For thirty years a member of the NH State Council on the Arts Artist Roster, Deborah performs with the folk music groups Home for Dinner and Colburn and Stuart, which included a month long tour of the former Soviet Union as well as venues throughout the US and overseas. Her numerous school residencies have taken her from New England to Alaska, Florida and Great Britain.
As an arts administrator, Deborah was for ten years the Executive Director of VSA arts of NH and then was President and CEO of VSA arts in Washington, DC. Deborah is the editor and contributing writer for the VSA arts early childhood resource book Start with the Arts. She also is the author of the companion parent book Start with the Arts at Home.
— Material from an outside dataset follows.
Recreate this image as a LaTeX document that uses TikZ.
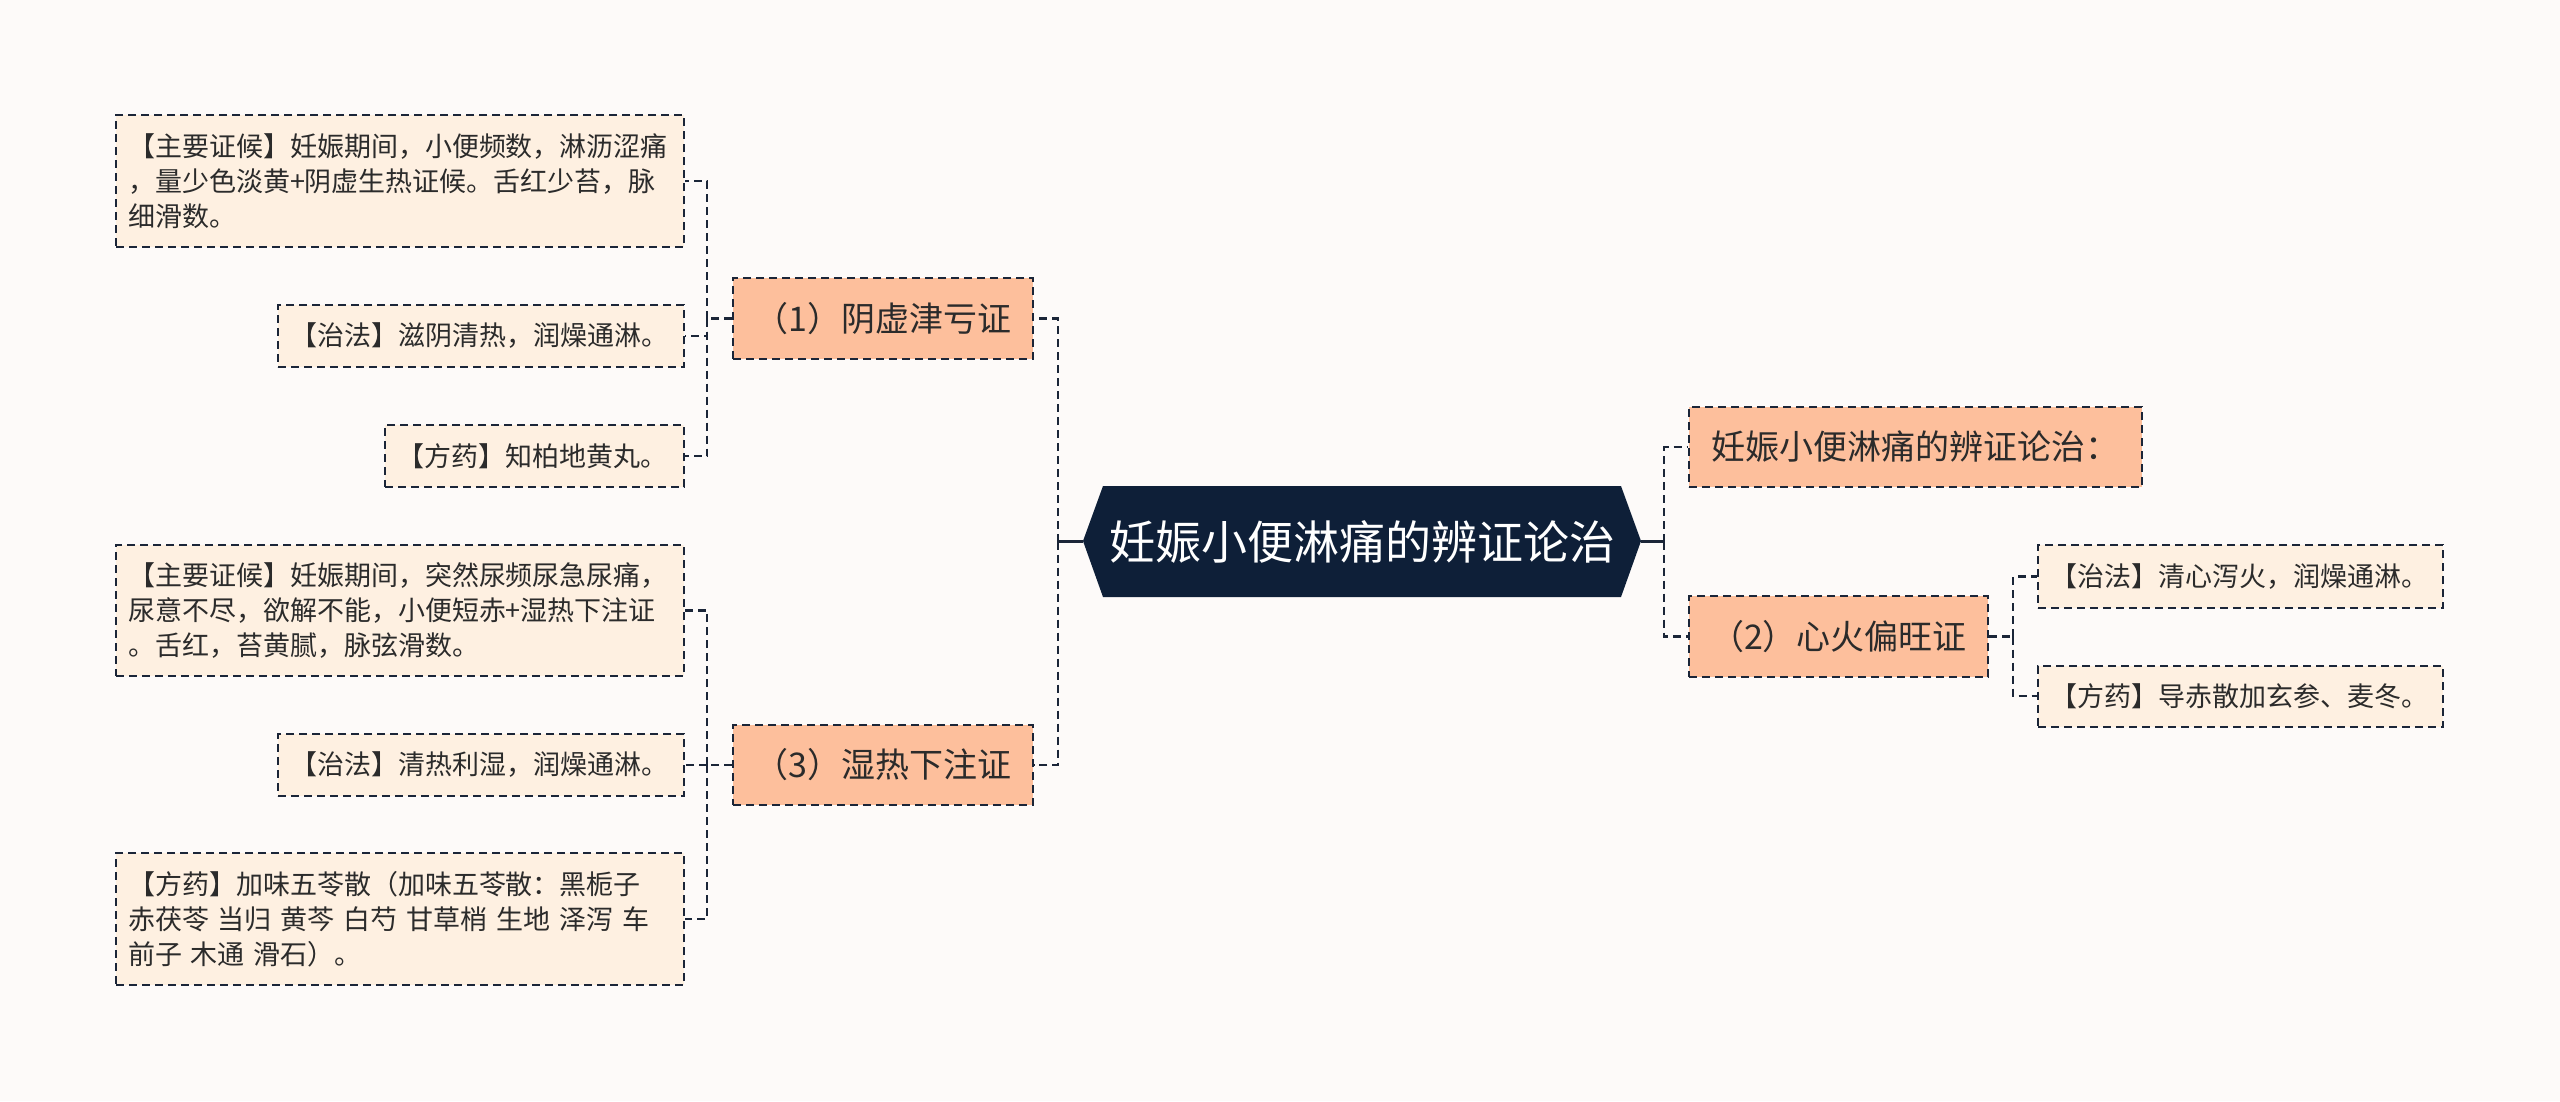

She designed and edited a series of books for use by teachers and youth workers which support creative writing, poetry writing and journaling in inclusive settings.
As a speaker and presenter, Deborah has participated in many conferences, institutes and workshops throughout the country. She was Assistant Director and Instructor of Record at several colleges and universities for The Vermont Institute for Teaching the Arts, a Lincoln Center Aesthetic Education modeled project.
Deborah was awarded the New Hampshire Governor’s Arts Award for Distinguished Arts Leadership for her work in using the arts as an effective tool for including students with disabilities in classrooms and communities.